REQUIREMENTS: What is the number of lines in the entries below that include the word "matplotlib"? Provide the number only.

INFORMATION SHOWN:
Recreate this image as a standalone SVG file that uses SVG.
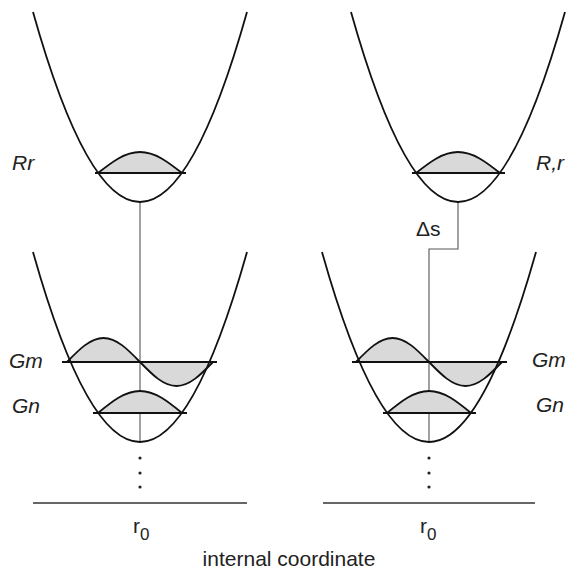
<svg xmlns="http://www.w3.org/2000/svg" width="570" height="571" viewBox="0 0 570 571">
<style>
.bg{fill:#ffffff}
.well{fill:none;stroke:#111;stroke-width:1.8}
.lvl{stroke:#111;stroke-width:1.8;fill:none}
.lobe{fill:#d9d9d9;stroke:#111;stroke-width:1.8;stroke-linejoin:round}
.conn{fill:none;stroke:#555;stroke-width:1.1}
.axis{stroke:#333;stroke-width:1.6}
.dot{fill:#222}
.lab{font-family:"Liberation Sans",Arial,sans-serif;font-size:21px;fill:#222}
.it{font-style:italic}
</style>
<rect class="bg" x="0" y="0" width="570" height="571"/>

<g id="connectors">
  <path class="conn" d="M140,202 V442"/>
  <path class="conn" d="M458,202 V249 H429 V442"/>
</g>

<g id="well-R-left">
  <path class="lobe" d="M98,173 C111.7,162.2 124.8,152 140,152 C155.2,152 168.3,162.2 182,173 Z"/>
  <path class="well" d="M33,12 Q140,392 247,12"/>
  <line class="lvl" x1="95" y1="173" x2="186" y2="173"/>
  <text class="lab it" x="12" y="170" font-size="22">Rr</text>
</g>

<g id="well-R-right">
  <path class="lobe" d="M416,173 C429.7,162.2 442.8,152 458,152 C473.2,152 486.3,162.2 500,173 Z"/>
  <path class="well" d="M351,12 Q458,392 565,12"/>
  <line class="lvl" x1="412" y1="173" x2="505" y2="173"/>
  <text class="lab it" x="536" y="170" font-size="22">R,r</text>
</g>

<g id="well-G-left">
  <path class="lobe" d="M67,362 C78.9,349.7 90.3,338 103.5,338 C116.7,338 128.1,349.7 140,362 Z"/>
  <path class="lobe" d="M140,362 C151.9,374.3 163.3,386 176.5,386 C189.7,386 201.1,374.3 213,362 Z"/>
  <path class="lobe" d="M98,413 C111.7,401.7 124.8,391 140,391 C155.2,391 168.3,401.7 182,413 Z"/>
  <path class="well" d="M33,252 Q140,632 247,252"/>
  <line class="lvl" x1="62" y1="362" x2="217" y2="362"/>
  <line class="lvl" x1="93" y1="413" x2="187" y2="413"/>
  <text class="lab it" x="9" y="368">Gm</text>
  <text class="lab it" x="12" y="413">Gn</text>
  <circle class="dot" cx="140" cy="458" r="1.6"/>
  <circle class="dot" cx="140" cy="473" r="1.6"/>
  <circle class="dot" cx="140" cy="487" r="1.6"/>
  <line class="axis" x1="33" y1="503" x2="247" y2="503"/>
  <text class="lab" x="133" y="533">r<tspan font-size="17" dy="7">0</tspan></text>
</g>

<g id="well-G-right">
  <path class="lobe" d="M356,362 C367.9,349.7 379.3,338 392.5,338 C405.7,338 417.1,349.7 429,362 Z"/>
  <path class="lobe" d="M429,362 C440.9,374.3 452.3,386 465.5,386 C478.7,386 490.1,374.3 502,362 Z"/>
  <path class="lobe" d="M387,413 C400.7,401.7 413.8,391 429,391 C444.2,391 457.3,401.7 471,413 Z"/>
  <path class="well" d="M322,252 Q429,632 536,252"/>
  <line class="lvl" x1="352" y1="362" x2="507" y2="362"/>
  <line class="lvl" x1="383" y1="413" x2="476" y2="413"/>
  <text class="lab it" x="532" y="367">Gm</text>
  <text class="lab it" x="536" y="412">Gn</text>
  <circle class="dot" cx="429" cy="458" r="1.6"/>
  <circle class="dot" cx="429" cy="473" r="1.6"/>
  <circle class="dot" cx="429" cy="487" r="1.6"/>
  <line class="axis" x1="323" y1="503" x2="535" y2="503"/>
  <text class="lab" x="420" y="533">r<tspan font-size="17" dy="7">0</tspan></text>
  <text class="lab" x="416" y="236">Δs</text>
</g>

<text class="lab" x="289" y="566" font-size="24" text-anchor="middle">internal coordinate</text>
</svg>
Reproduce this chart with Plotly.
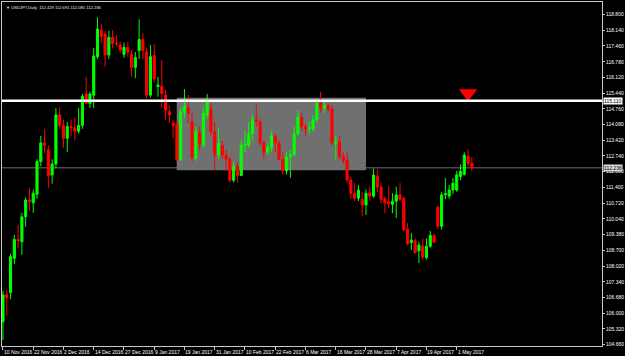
import plotly.graph_objects as go

# ---------------- data ----------------
dates = [
    "2016-11-10", "2016-11-11", "2016-11-14", "2016-11-15", "2016-11-16", "2016-11-17", "2016-11-18",
    "2016-11-21", "2016-11-22", "2016-11-23", "2016-11-24", "2016-11-25", "2016-11-28", "2016-11-29",
    "2016-11-30", "2016-12-01", "2016-12-02", "2016-12-05", "2016-12-06", "2016-12-07", "2016-12-08",
    "2016-12-09", "2016-12-12", "2016-12-13", "2016-12-14", "2016-12-15", "2016-12-16", "2016-12-19",
    "2016-12-20", "2016-12-21", "2016-12-22", "2016-12-23", "2016-12-27", "2016-12-28", "2016-12-29",
    "2016-12-30", "2017-01-03", "2017-01-04", "2017-01-05", "2017-01-06", "2017-01-09", "2017-01-10",
    "2017-01-11", "2017-01-12", "2017-01-13", "2017-01-16", "2017-01-17", "2017-01-18", "2017-01-19",
    "2017-01-20", "2017-01-23", "2017-01-24", "2017-01-25", "2017-01-26", "2017-01-27", "2017-01-30",
    "2017-01-31", "2017-02-01", "2017-02-02", "2017-02-03", "2017-02-06", "2017-02-07", "2017-02-08",
    "2017-02-09", "2017-02-10", "2017-02-13", "2017-02-14", "2017-02-15", "2017-02-16", "2017-02-17",
    "2017-02-20", "2017-02-21", "2017-02-22", "2017-02-23", "2017-02-24", "2017-02-27", "2017-02-28",
    "2017-03-01", "2017-03-02", "2017-03-03", "2017-03-06", "2017-03-07", "2017-03-08", "2017-03-09",
    "2017-03-10", "2017-03-13", "2017-03-14", "2017-03-15", "2017-03-16", "2017-03-17", "2017-03-20",
    "2017-03-21", "2017-03-22", "2017-03-23", "2017-03-24", "2017-03-27", "2017-03-28", "2017-03-29",
    "2017-03-30", "2017-03-31", "2017-04-03", "2017-04-04", "2017-04-05", "2017-04-06", "2017-04-07",
    "2017-04-10", "2017-04-11", "2017-04-12", "2017-04-13", "2017-04-14", "2017-04-17", "2017-04-18",
    "2017-04-19", "2017-04-20", "2017-04-21", "2017-04-24", "2017-04-25", "2017-04-26", "2017-04-27",
    "2017-04-28", "2017-05-01", "2017-05-02", "2017-05-03", "2017-05-04", "2017-05-05",
]

opens = [
    105.63, 106.80, 106.88, 108.35, 109.16, 109.06, 110.13, 110.85, 110.73, 111.10, 112.50, 113.30,
    113.00, 111.92, 112.40, 114.50, 114.05, 113.50, 114.00, 113.95, 113.80, 114.05, 115.40, 115.00,
    115.35, 117.00, 118.14, 117.97, 117.07, 117.83, 117.57, 117.50, 117.10, 117.40, 117.11, 116.54,
    117.26, 117.74, 117.21, 115.35, 117.05, 115.72, 115.74, 115.35, 114.64, 114.15, 114.10, 112.57,
    114.60, 114.83, 114.21, 112.64, 113.74, 113.21, 114.50, 114.74, 113.78, 112.78, 113.20, 112.78,
    112.60, 111.70, 112.30, 111.90, 113.20, 113.20, 113.70, 114.30, 114.20, 113.30, 112.90, 113.10,
    113.60, 113.30, 112.60, 112.10, 112.70, 112.80, 113.70, 114.40, 114.00, 113.90, 113.90, 114.30,
    115.00, 114.80, 114.90, 114.75, 113.30, 113.35, 112.71, 112.57, 111.71, 111.14, 110.93, 110.88,
    110.64, 111.16, 111.02, 111.88, 111.40, 110.90, 110.78, 110.66, 110.80, 111.07, 110.92, 109.61,
    109.02, 109.10, 108.67, 108.88, 108.37, 108.87, 109.33, 110.54, 109.73, 111.08, 111.02, 111.28,
    111.28, 111.86, 111.95, 112.73, 112.429,
]
highs = [
    106.95, 106.98, 108.55, 109.35, 109.78, 110.30, 110.95, 111.35, 111.30, 112.60, 113.60, 113.90,
    113.20, 112.60, 114.80, 114.85, 114.30, 114.20, 114.30, 114.40, 114.80, 115.40, 116.14, 115.50,
    117.38, 118.69, 118.40, 118.10, 118.11, 118.14, 117.93, 117.64, 117.60, 117.63, 117.29, 117.20,
    118.60, 118.00, 117.40, 117.50, 117.54, 116.14, 116.85, 115.57, 114.90, 114.30, 114.20, 114.80,
    115.61, 115.36, 114.60, 114.00, 114.00, 114.85, 115.40, 115.00, 114.20, 113.93, 113.40, 113.00,
    112.70, 112.50, 112.50, 113.40, 113.80, 114.20, 114.50, 114.95, 114.30, 113.40, 113.30, 113.80,
    113.70, 113.40, 112.90, 112.90, 113.00, 114.00, 114.70, 114.60, 114.10, 114.20, 114.50, 115.20,
    115.50, 115.10, 115.00, 114.90, 113.60, 113.60, 112.90, 112.90, 111.85, 111.58, 111.50, 111.20,
    111.30, 111.40, 112.20, 112.17, 111.60, 111.00, 111.45, 111.14, 111.42, 111.58, 111.00, 109.86,
    109.43, 109.20, 109.06, 109.20, 109.20, 109.52, 109.42, 110.60, 111.20, 111.79, 111.50, 111.79,
    112.10, 112.38, 112.90, 113.04, 112.691,
]
lows = [
    104.85, 105.90, 106.60, 108.10, 108.79, 108.50, 109.70, 110.40, 110.30, 110.90, 112.30, 112.85,
    111.35, 111.55, 112.20, 113.90, 113.10, 112.90, 113.60, 113.40, 113.70, 113.90, 114.95, 114.80,
    114.80, 116.90, 117.57, 116.57, 116.90, 117.36, 117.43, 117.15, 116.95, 117.00, 116.14, 116.07,
    116.90, 116.90, 115.20, 115.25, 115.90, 115.28, 114.80, 114.30, 114.15, 113.50, 112.50, 112.55,
    114.40, 114.14, 112.50, 112.55, 113.00, 113.10, 114.35, 113.60, 112.14, 112.60, 112.60, 112.10,
    111.60, 111.60, 111.60, 111.90, 112.90, 113.10, 113.40, 114.00, 113.20, 112.60, 112.80, 112.90,
    112.90, 112.60, 111.95, 111.95, 111.80, 112.70, 113.60, 113.80, 113.60, 113.70, 113.80, 114.20,
    114.60, 114.60, 114.60, 113.20, 112.60, 112.60, 112.40, 111.58, 110.90, 110.80, 110.80, 110.14,
    110.21, 110.80, 110.95, 111.20, 110.70, 110.29, 110.51, 110.29, 110.07, 110.80, 109.50, 108.90,
    108.70, 108.55, 108.14, 108.30, 108.30, 108.80, 108.99, 109.60, 109.57, 110.88, 110.90, 111.10,
    111.20, 111.70, 111.90, 112.30, 112.085,
]
closes = [
    106.78, 106.65, 108.42, 109.16, 109.10, 110.13, 110.85, 110.78, 111.14, 112.50, 113.30, 113.20,
    111.89, 112.40, 114.50, 114.05, 113.50, 114.00, 113.95, 113.80, 114.05, 115.30, 115.00, 115.40,
    117.03, 118.19, 117.86, 117.07, 117.83, 117.57, 117.55, 117.29, 117.40, 117.21, 116.54, 116.97,
    117.74, 117.26, 115.35, 117.00, 116.05, 115.78, 115.43, 114.71, 114.50, 114.04, 112.57, 114.64,
    114.88, 114.57, 112.68, 113.78, 113.25, 114.57, 115.07, 113.78, 112.78, 113.28, 112.78, 112.60,
    111.70, 112.30, 111.90, 113.20, 113.25, 113.70, 114.30, 114.20, 113.30, 112.90, 113.10, 113.60,
    113.30, 112.60, 112.10, 112.70, 112.80, 113.70, 114.40, 114.00, 113.90, 113.95, 114.30, 115.00,
    114.80, 114.90, 114.75, 113.30, 113.35, 112.70, 112.54, 111.71, 111.14, 110.93, 111.28, 110.64,
    111.14, 111.02, 111.92, 111.40, 110.88, 110.74, 110.68, 110.80, 111.07, 110.88, 109.57, 108.97,
    109.13, 108.60, 108.92, 108.40, 108.87, 109.33, 109.04, 109.73, 111.07, 111.12, 111.28, 111.57,
    111.93, 112.07, 112.78, 112.43, 112.236,
]

tick_dates = ["2016-11-10", "2016-11-22", "2016-12-02", "2016-12-14", "2016-12-27", "2017-01-09",
              "2017-01-19", "2017-01-31", "2017-02-10", "2017-02-22", "2017-03-06", "2017-03-16",
              "2017-03-28", "2017-04-07", "2017-04-19", "2017-05-01"]
tick_labels = ["10 Nov 2016", "22 Nov 2016", "2 Dec 2016", "14 Dec 2016", "27 Dec 2016", "9 Jan 2017",
               "19 Jan 2017", "31 Jan 2017", "10 Feb 2017", "22 Feb 2017", "6 Mar 2017", "16 Mar 2017",
               "28 Mar 2017", "7 Apr 2017", "19 Apr 2017", "1 May 2017"]

price_ticks = [118.800, 118.140, 117.460, 116.780, 116.120, 115.440, 114.760, 114.080, 113.420,
               112.740, 112.080, 111.400, 110.720, 110.040, 109.380, 108.700, 108.020, 107.340,
               106.680, 106.000, 105.320, 104.660]
price_labels = ["%.3f" % v for v in price_ticks]

title_text = "USDJPY,Daily  112.429 112.691 112.085 112.236"
level_price = 115.110          # horizontal resistance line
bid_price = 112.236            # current bid line
zone_start, zone_end = "2017-01-17", "2017-03-28"
zone_top, zone_bottom = 115.24, 112.125
signal_date, signal_price = "2017-05-04", 115.43

# ---------------- figure ----------------
idx = list(range(len(dates)))
pos = {d: i for i, d in enumerate(dates)}

GREEN = "#00ff00"
RED = "#ff0000"
AXIS = "#c8c8c8"
FONT = "Liberation Sans"

fig = go.Figure()

fig.add_trace(go.Candlestick(
    x=idx, open=opens, high=highs, low=lows, close=closes,
    increasing=dict(line=dict(color=GREEN, width=1), fillcolor=GREEN),
    decreasing=dict(line=dict(color=RED, width=1), fillcolor=RED),
    whiskerwidth=0, showlegend=False, hoverinfo="skip",
))

fig.add_trace(go.Scatter(
    x=[pos[signal_date]], y=[signal_price], mode="markers",
    marker=dict(symbol="triangle-down", size=16, color=RED, line=dict(width=0)),
    showlegend=False, hoverinfo="skip",
))

# gray zone
fig.add_shape(type="rect", xref="x", yref="y",
              x0=pos[zone_start] - 0.05, x1=pos[zone_end],
              y0=zone_bottom, y1=zone_top,
              fillcolor="rgb(112,112,112)", line=dict(width=0), layer="below")
# bid line
fig.add_shape(type="line", xref="paper", yref="y", x0=0, x1=1, y0=bid_price, y1=bid_price,
              line=dict(color="rgb(72,72,72)", width=1.5), layer="below")
# level line
fig.add_shape(type="line", xref="paper", yref="y", x0=0, x1=1, y0=level_price, y1=level_price,
              line=dict(color="#ffffff", width=2.5), layer="above")

# price tags on the axis
for p, bg in [(level_price, "#ffffff"), (bid_price, "#d8d8d8")]:
    fig.add_annotation(xref="paper", yref="y", x=1, y=p, xanchor="left", yanchor="middle",
                       xshift=1, text="%.3f" % p, showarrow=False,
                       bgcolor=bg, borderpad=0,
                       font=dict(family=FONT, size=5, color="#000000"))

# x-axis labels (left aligned at the tick, like MT4)
for d, lab in zip(tick_dates, tick_labels):
    fig.add_annotation(xref="x", yref="paper", x=pos[d], y=0, xanchor="left", yanchor="top",
                       xshift=-1, yshift=-1, text=lab, showarrow=False,
                       font=dict(family=FONT, size=5, color="#ffffff"))

# chart header
fig.add_annotation(xref="paper", yref="paper", x=0, y=1, xanchor="left", yanchor="top",
                   xshift=2, yshift=-1, text="\u25BC " + title_text, showarrow=False,
                   font=dict(family=FONT, size=4.1, color="#e8e8e8"))

fig.update_layout(
    width=625, height=356,
    margin=dict(l=1, r=21, t=2, b=10),
    paper_bgcolor="#000000", plot_bgcolor="#000000",
    boxgap=0.2,
    showlegend=False,
    xaxis=dict(
        range=[-0.26, 158.42], showgrid=False, zeroline=False,
        rangeslider=dict(visible=False),
        showline=True, linecolor=AXIS, linewidth=1, mirror=True,
        tickmode="array", tickvals=[pos[d] for d in tick_dates], ticktext=[""] * len(tick_dates),
        ticks="outside", ticklen=3, tickcolor=AXIS, tickwidth=1,
    ),
    yaxis=dict(
        range=[104.588, 119.345], side="right", showgrid=False, zeroline=False,
        showline=True, linecolor=AXIS, linewidth=1, mirror=True,
        tickmode="array", tickvals=price_ticks, ticktext=price_labels,
        ticks="outside", ticklen=2, tickcolor=AXIS, tickwidth=1,
        tickfont=dict(family=FONT, size=5, color="#ffffff"),
    ),
)

fig.write_html("out.html")
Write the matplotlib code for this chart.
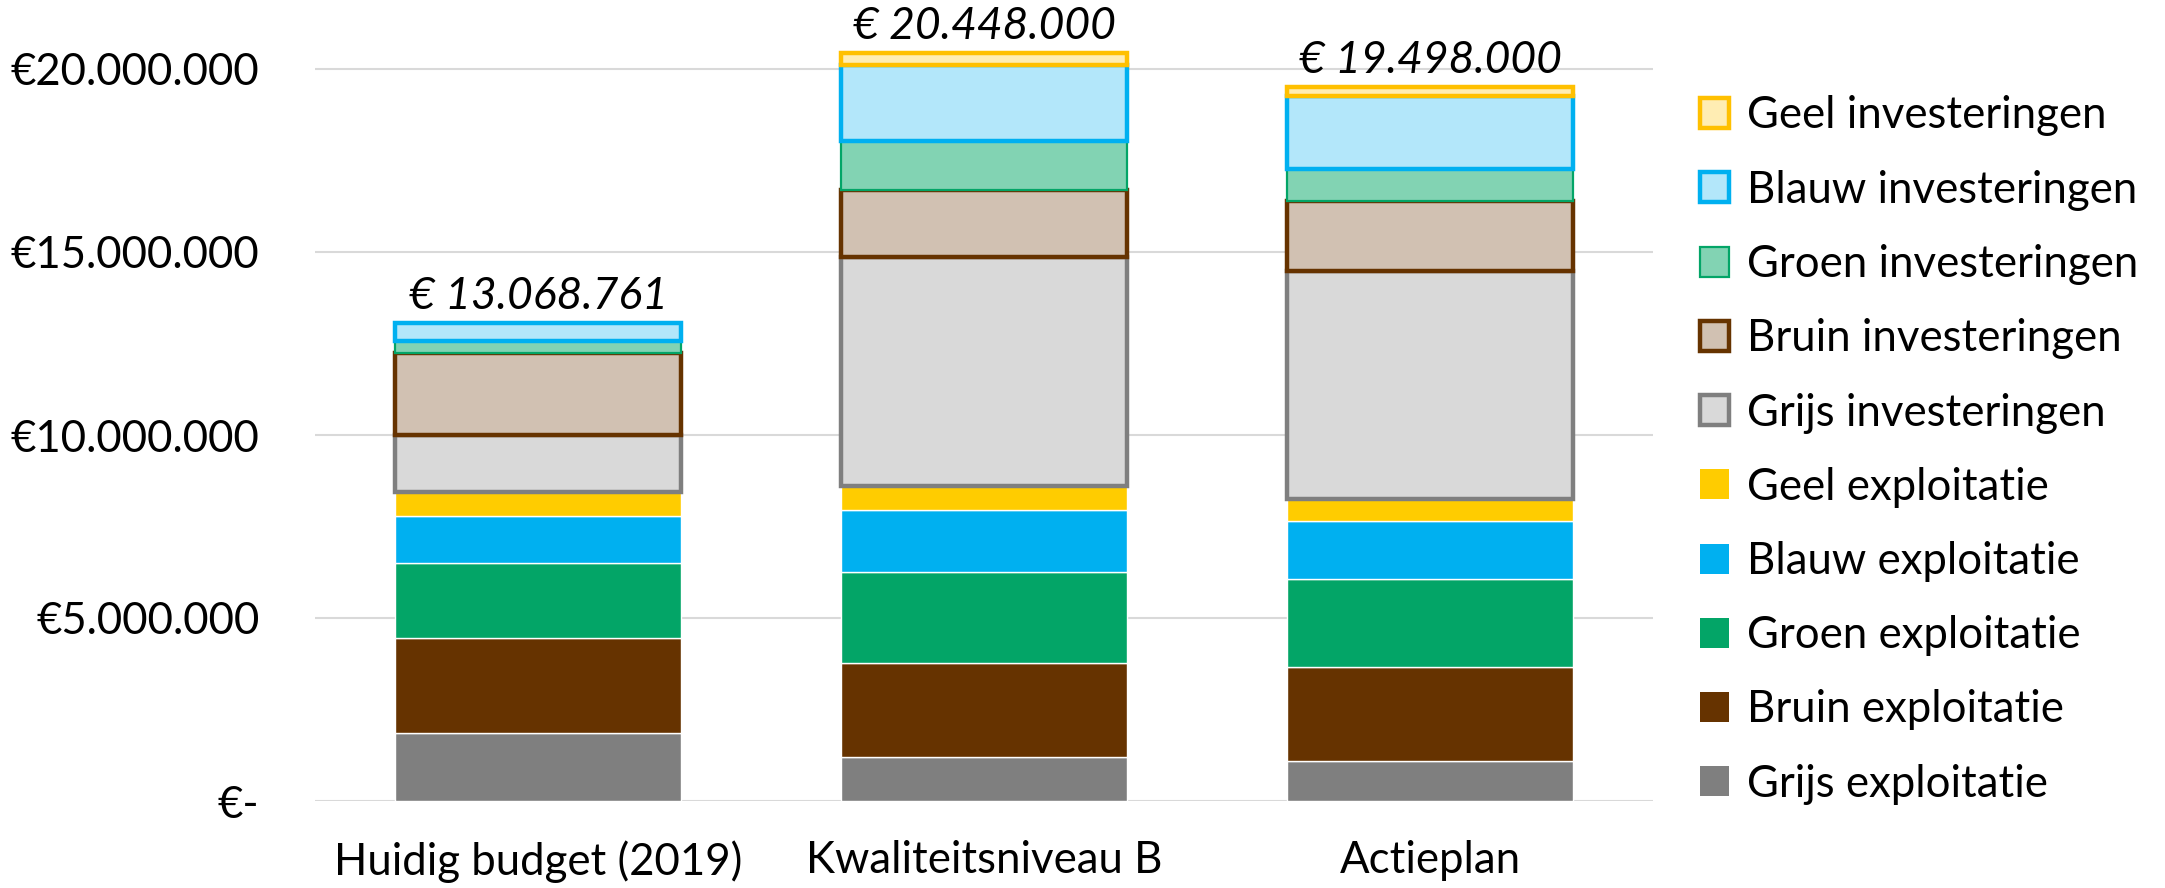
import numpy as np
import matplotlib
matplotlib.use("Agg")
import matplotlib.pyplot as plt
from matplotlib.patches import Patch
from matplotlib.ticker import FuncFormatter

plt.rcParams['font.family'] = ['Lato', 'DejaVu Sans']

categories = ['Huidig budget (2019)', 'Kwaliteitsniveau B', 'Actieplan']

# exploitatie (solid) series, in millions
grijs_expl = [1.87, 1.19, 1.09]
bruin_expl = [2.58, 2.57, 2.57]
groen_expl = [2.06, 2.50, 2.41]
blauw_expl = [1.28, 1.70, 1.59]
geel_expl = [0.65, 0.66, 0.60]

# investeringen (outlined) series, in millions
grijs_inv = [1.57, 6.25, 6.21]
bruin_inv = [2.24, 1.83, 1.92]
groen_inv = [0.31, 1.33, 0.87]
blauw_inv = [0.509, 2.08, 2.00]
geel_inv = [0.0, 0.338, 0.242]

totals = [13068761, 20448000, 19498000]
total_labels = ['€ 13.068.761', '€ 20.448.000', '€ 19.498.000']

series = [
    ('Grijs exploitatie', grijs_expl, '#7F7F7F', 'white', 1.0),
    ('Bruin exploitatie', bruin_expl, '#663300', 'white', 1.0),
    ('Groen exploitatie', groen_expl, '#03A567', 'white', 1.0),
    ('Blauw exploitatie', blauw_expl, '#00B0F0', 'white', 1.0),
    ('Geel exploitatie', geel_expl, '#FFCC00', 'white', 1.0),
    ('Grijs investeringen', grijs_inv, '#D9D9D9', '#7F7F7F', 3.2),
    ('Bruin investeringen', bruin_inv, '#D1C1B2', '#663300', 3.2),
    ('Groen investeringen', groen_inv, '#82D3B3', '#03A567', 1.6),
    ('Blauw investeringen', blauw_inv, '#B3E7FA', '#00B0F0', 3.2),
    ('Geel investeringen', geel_inv, '#FFEDB3', '#FFC000', 3.2),
]

fs = 31.5

fig = plt.figure(figsize=(21.65, 8.88), dpi=100)
ax = fig.add_axes([315 / 2165, 87 / 888, (1653 - 315) / 2165, 801 / 888])

x = np.arange(len(categories))
width = 0.64
bottom = np.zeros(len(categories))
handles = []
for name, vals, fc, ec, lw in series:
    v = np.array(vals) * 1e6
    keep = v > 0
    ax.bar(x[keep], v[keep], width, bottom=bottom[keep], color=fc, edgecolor=ec,
           linewidth=lw, zorder=3)
    bottom += v
    handles.append(Patch(facecolor=fc, edgecolor=ec, linewidth=lw if lw > 1 else 0, label=name))

for i, t in enumerate(totals):
    ax.annotate(total_labels[i], (x[i], t), xytext=(0, 19), textcoords='offset points',
                ha='center', va='center', fontsize=32, style='italic')

ax.set_xlim(-0.5, 2.5)
ax.set_ylim(0, 801 / 36.6 * 1e6)
ax.set_yticks([0, 5e6, 10e6, 15e6, 20e6])


def euro(v, pos):
    if v == 0:
        return '€-'
    return '€' + f'{int(v):,}'.replace(',', '.')


ax.yaxis.set_major_formatter(FuncFormatter(euro))
ax.set_xticks(x)
ax.set_xticklabels(categories)
ax.tick_params(axis='both', length=0, labelsize=fs)
ax.tick_params(axis='y', pad=40)
ax.tick_params(axis='x', pad=28)
ax.grid(axis='y', color='#D9D9D9', linewidth=1.5, zorder=0)
ax.set_axisbelow(True)
for s in ax.spines.values():
    s.set_visible(False)

fig.legend(handles=handles[::-1], loc='upper left', bbox_to_anchor=(1682 / 2165, 1 - 78 / 888),
           frameon=False, fontsize=fs, handlelength=0.68, handleheight=0.68,
           handletextpad=0.4, labelspacing=0.76, borderaxespad=0)

fig.savefig('out.png', dpi=100)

REPLY: 6